現在、日本は外国人の労働者の受け入れに大きく舵を切り、市役所の窓口では外国籍の住民とのやり取りが増えました。
「窓口に外国人が来ると、どうしても身構えてしまう。」「一生懸命に説明をしているが、理解してもらっているのかよくわからない」
などと感じている職員の方も多いようです。
今回、こんな悩みを抱える長浜市の職員の方々にむけて、外国人とのコミュニケーションスキルとしてのやさしい日本語講座を
行いました。約2時間の講座です。
一般社団法人チームやさしい日本語からは、講師として老邑敬子、シスタントとして松村文子、福田一也が参加しました。

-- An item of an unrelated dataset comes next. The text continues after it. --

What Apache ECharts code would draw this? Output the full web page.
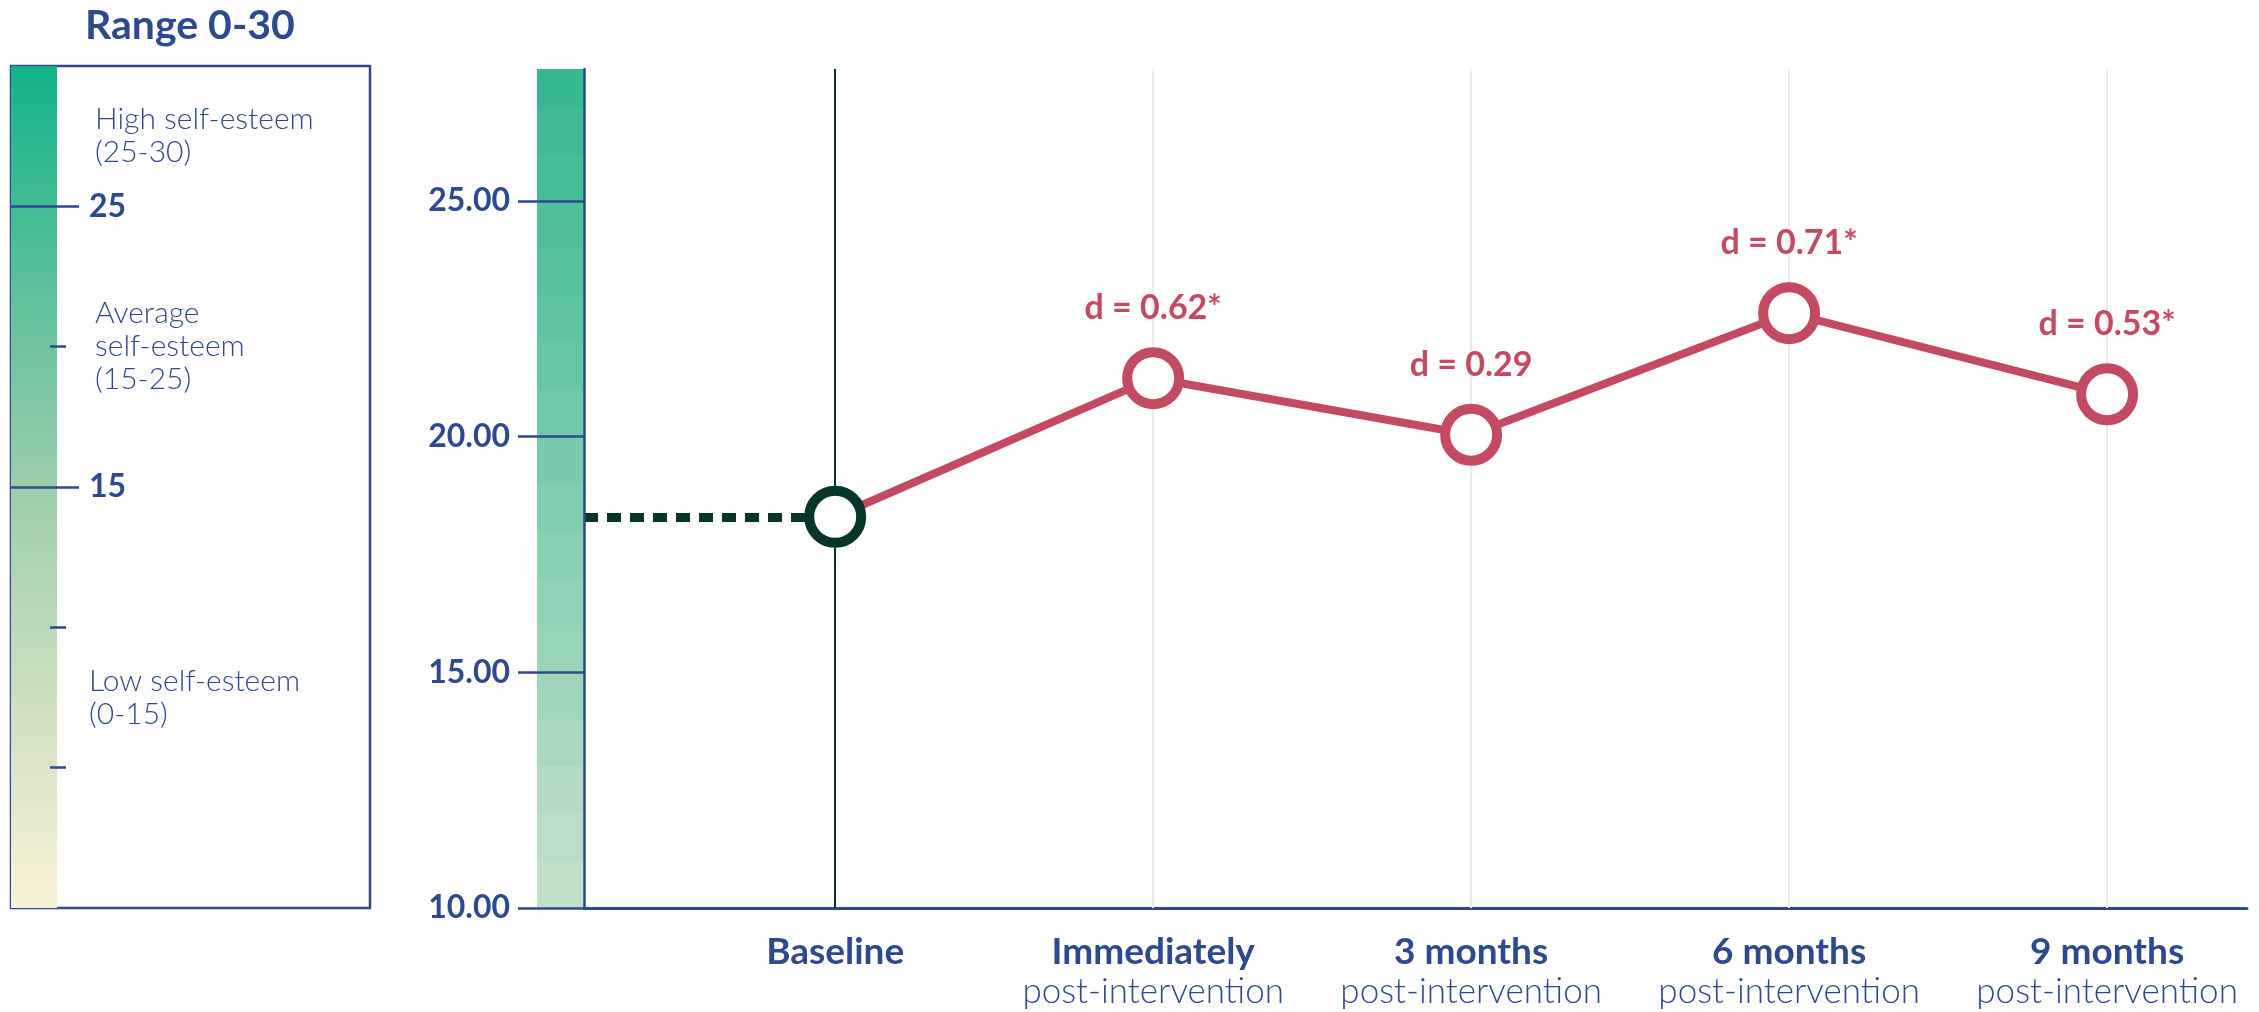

1月19日 市役所の会議室に集まったのは、昨年4月に入庁した長浜市役所の新人職員35人の皆さん。
言い換え、書き換えを参加者間でシェアするために全員がラップトップパソコンを抱えての参加です。
市役所ではペーパーレス化を進めているとのことで、事前配布の資料の確認やレジュメの記入なども、
PC上で行っておられました。
長浜市様は、毎年、市民や職員のためのやさしい日本語の講座を開催されていますが、
今年は、より実践的に、成果物を残したいという希望をお持ちでした。
前半はやさしい日本語の成り立ち、長浜市の外国人事情、言い換え、書き換えのコツなどを約50分で説明。
簡単な言い換えの練習時間も少しだけ取りました。
後半は8チームに分かれ、市の税金の納付書、赤ちゃんを生んだ人の産後ケア事業の申し込み案内、
自治会への参加を呼びかけるチラシ、ノロウィルス注意報など、
実際に市で使用されている4つの書面を30分で、やさしい日本語に書き換えるワークショップです。
そして、この書き換えられた文章をデータとして残し、職員の皆さんが利用できるようにするのが目標です。
役所の文書は、外国人はもとより、私たち日本人でもすこし分かりにくい硬い文章で書かれることが多く、
限られた時間でこれらをやさしい日本語に変換することができるのか、私たち担当者もドキドキ、ハラハラしながら
指導させていただきました。
しかし、すぐにそれが杞憂であることが分かり、気持ちはワクワク、ニコニコへと変わっていきます。
参加者の皆さんは、若く柔軟な脳で次々とアイディアを交換し、講師も舌を巻くような言い換えを考えてくださったからです。
例えば、自治会の案内文に「道路の除排雪」という表現が出てきます。
私たちが解答例を考えた際「雪をどけます」 という言い方が良いかどうか悩んだのですが、
職員の方は「雪をなくします。雪をそうじします。道を安全にします」と言い換えられました。
伝わりやすく外国人住民に寄り添った表現だと感じました。
それぞれのテーマの書き換えをパワーポイントに落とし込み、スライドで共有しながら、
講師がフィードバックする形を取りましたが、30分という短い時間で書き換えたとは思えない完成度の高いものばかりでした。
すべての文書のフィードバックが終了したときには、会議室は達成感に包まれました。
今回の講座を担当し、外国人住民と日本人がコミュニケーションし、尊重し合う姿勢が長浜市に育っていることを強く感じました。